We firstly selected the Zr-MOF (Zr6O4(OH)4(OH)4(H2O)4(1,3,6,8-tetrakis(p-benzoate)pyrene)2), known as NU-1000, because it shows a mesoporous matrix with a high density of accessible Zr-OH sites to capture P-compounds. As agriculture wastewater contains phosphate ions and other hazardous agrochemicals (like organophosphorus pesticide, OP), we decided to evaluate the ability of NU-1000 to capture phosphate ions and a commercial P-pesticide (fenamiphos) as OP-model. Interestingly, we demonstrated that NU-1000 not only shows a high adsorption capacity of both P-pollutants separately, but also it is able to capture both compounds simultaneously without detriment to the individual adsorption performances (0.77 mmol P-pollutant per gram of material). In addition, NU-1000 proved to show an elevated selectivity toward both P-pollutants in presence of potential interferences typically found in wastewater. Only highly concentrated hydrogen carbonate solutions competed with phosphate ions for binding the sorption sites. Furthermore, a strategy was designed to recover selectively the captured P-pollutants, both in batch and under dynamic conditions. Thus, the phosphate ions could be selectively recovered toward their reuse as P-fertilizers while the adsorbent could be regenerated, showing an excellent recyclability during at least 3 cycles.
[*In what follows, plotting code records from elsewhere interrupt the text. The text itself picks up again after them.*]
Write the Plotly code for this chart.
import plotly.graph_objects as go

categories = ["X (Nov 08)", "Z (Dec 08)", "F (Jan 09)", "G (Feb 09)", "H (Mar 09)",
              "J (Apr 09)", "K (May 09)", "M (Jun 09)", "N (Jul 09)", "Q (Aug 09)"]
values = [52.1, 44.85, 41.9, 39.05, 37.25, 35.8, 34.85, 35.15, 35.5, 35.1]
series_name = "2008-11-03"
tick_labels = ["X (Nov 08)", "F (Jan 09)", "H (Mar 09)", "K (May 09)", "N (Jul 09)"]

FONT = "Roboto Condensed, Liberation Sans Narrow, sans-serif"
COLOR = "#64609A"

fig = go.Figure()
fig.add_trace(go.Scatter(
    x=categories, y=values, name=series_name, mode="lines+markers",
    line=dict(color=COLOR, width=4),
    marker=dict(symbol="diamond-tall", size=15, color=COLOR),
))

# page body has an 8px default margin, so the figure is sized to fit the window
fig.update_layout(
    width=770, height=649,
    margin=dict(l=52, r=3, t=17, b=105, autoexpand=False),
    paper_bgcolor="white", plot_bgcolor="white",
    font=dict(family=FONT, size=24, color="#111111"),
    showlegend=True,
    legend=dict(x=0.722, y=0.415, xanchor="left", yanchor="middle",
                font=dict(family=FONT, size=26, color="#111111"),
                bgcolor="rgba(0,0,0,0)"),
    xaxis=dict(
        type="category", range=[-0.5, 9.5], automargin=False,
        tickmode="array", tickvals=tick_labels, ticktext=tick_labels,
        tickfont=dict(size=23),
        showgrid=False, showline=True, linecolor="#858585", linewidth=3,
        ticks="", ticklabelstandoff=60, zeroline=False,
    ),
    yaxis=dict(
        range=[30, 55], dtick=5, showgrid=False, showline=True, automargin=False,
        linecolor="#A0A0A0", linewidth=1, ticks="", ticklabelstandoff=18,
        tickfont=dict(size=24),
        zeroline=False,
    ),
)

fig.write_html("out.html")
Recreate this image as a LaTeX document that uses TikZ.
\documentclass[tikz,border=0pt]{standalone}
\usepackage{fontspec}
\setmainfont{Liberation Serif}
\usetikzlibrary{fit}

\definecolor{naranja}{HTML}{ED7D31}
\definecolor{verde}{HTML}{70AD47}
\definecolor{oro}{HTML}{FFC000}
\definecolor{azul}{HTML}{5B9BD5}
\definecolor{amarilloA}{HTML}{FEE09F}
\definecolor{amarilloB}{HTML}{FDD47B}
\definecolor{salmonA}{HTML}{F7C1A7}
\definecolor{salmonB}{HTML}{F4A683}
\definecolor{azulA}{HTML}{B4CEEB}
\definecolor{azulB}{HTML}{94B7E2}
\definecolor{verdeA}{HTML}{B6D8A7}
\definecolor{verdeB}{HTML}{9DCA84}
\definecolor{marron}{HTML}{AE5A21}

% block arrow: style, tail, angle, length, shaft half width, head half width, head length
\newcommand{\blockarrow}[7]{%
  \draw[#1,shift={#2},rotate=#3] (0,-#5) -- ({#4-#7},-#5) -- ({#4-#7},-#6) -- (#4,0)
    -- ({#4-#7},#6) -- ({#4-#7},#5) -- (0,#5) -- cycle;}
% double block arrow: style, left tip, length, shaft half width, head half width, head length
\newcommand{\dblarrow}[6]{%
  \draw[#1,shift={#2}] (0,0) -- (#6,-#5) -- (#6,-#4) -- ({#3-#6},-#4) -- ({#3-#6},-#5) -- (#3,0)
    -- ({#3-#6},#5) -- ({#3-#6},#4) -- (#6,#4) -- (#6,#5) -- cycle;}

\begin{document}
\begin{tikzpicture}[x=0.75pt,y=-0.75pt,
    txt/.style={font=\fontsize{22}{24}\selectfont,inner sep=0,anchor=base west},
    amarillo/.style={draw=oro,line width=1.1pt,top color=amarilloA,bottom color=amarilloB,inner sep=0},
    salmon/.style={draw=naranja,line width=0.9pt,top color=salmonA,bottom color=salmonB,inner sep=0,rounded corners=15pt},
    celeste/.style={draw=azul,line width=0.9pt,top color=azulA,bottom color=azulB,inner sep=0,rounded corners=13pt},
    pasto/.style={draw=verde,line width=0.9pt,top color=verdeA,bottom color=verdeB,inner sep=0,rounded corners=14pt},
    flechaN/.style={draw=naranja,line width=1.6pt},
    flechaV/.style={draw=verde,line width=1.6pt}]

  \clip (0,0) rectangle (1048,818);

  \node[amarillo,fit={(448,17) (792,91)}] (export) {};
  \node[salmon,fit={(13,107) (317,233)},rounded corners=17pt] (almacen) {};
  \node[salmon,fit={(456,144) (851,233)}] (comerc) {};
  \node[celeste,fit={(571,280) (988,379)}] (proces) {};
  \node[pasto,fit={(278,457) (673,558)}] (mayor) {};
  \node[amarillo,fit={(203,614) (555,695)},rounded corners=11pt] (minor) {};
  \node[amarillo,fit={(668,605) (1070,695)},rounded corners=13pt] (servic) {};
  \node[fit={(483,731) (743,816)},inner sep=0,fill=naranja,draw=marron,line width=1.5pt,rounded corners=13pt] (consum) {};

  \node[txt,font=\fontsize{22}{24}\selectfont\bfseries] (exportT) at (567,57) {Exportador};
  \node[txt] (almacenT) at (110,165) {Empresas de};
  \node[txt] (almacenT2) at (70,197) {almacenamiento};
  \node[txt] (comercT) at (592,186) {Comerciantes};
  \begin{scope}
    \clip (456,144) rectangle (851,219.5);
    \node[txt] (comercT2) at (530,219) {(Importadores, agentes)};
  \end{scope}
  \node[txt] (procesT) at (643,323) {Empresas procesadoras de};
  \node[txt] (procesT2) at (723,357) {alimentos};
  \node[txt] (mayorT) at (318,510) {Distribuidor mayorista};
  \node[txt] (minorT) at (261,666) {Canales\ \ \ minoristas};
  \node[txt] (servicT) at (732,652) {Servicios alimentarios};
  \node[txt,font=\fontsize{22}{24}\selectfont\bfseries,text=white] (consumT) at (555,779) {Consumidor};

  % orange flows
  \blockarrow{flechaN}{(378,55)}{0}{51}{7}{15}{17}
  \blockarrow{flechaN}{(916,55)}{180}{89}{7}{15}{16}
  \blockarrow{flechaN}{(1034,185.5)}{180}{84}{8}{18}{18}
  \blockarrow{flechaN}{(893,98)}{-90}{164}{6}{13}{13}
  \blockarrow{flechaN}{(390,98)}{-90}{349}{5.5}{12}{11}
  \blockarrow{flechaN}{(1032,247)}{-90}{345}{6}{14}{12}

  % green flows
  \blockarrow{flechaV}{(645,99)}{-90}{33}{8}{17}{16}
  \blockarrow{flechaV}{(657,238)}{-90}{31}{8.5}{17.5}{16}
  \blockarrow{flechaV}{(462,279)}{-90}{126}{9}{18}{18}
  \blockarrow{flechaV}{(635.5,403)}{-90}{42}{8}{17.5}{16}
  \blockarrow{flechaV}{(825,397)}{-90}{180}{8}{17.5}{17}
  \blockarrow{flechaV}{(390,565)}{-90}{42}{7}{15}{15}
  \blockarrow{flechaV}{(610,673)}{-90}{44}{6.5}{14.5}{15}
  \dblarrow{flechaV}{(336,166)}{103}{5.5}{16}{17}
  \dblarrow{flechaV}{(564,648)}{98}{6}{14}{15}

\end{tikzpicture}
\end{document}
Encouraged by these promising results, we decided to take a step-forward by preparing a Zr-MOF through a green synthetic route toward the simultaneous capture/recovery of phosphate ions and degradation of an organophosphorus pesticide. To do it, we selected the Zr-MOF (Zr6O4(OH)4(trimesate)2(formate)6), known as MOF-808. A microwave-assisted synthetic route, using water as solvent, was designed to prepare MOF-808 materials with controlled particle size. In addition, the performance of several MOF-808 systems with different particle size toward decontamination of water containing phosphate ions and an OP-pesticide (methyl-paraoxon) was evaluated. Interestingly, all materials were able to efficiently capture phosphate ions and degrades fully the OP-pesticide into innocuous compounds, with the materials with bigger crystals showing the worse performance. In this regard, a spectroscopic analysis with several techniques (i.e. 1H- and 31P-NMR and UV-Vis spectroscopy) proved that while the phosphate ions were captured inside the cavities, the catalytic degradation of the toxic OP took place onto the particle surface. Furthermore, it was demonstrated the feasibility of recovering the captured phosphate ions toward their reuse as well as the recyclability of the adsorbent during several adsorption/degradation-regeneration cycles.
Overall, the results derived from PSust-MOF project have demonstrated the potentiality of Zr-MOFs in P-sustainability, because they not only enable the reversible capture of phosphate ions (favoring P-circular economy), but also degrade toxic OP-pesticide presented in agriculture waste water, reducing toxicity risks. Up to date, the results derived from PSust-MOF projects have been published in prestigious international scientific journals, including Materials Today Chemistry and Journal of Materials Chemistry A, and they have been presented in International and National Conferences, highlighting the oral presentations at XXVIII Reunion Bienal de la Real Sociedad Española de Química, 44th International Conference on Coordination Chemistry and the 8th International Conference on Metal-Organic Framework and Open Framework Compounds.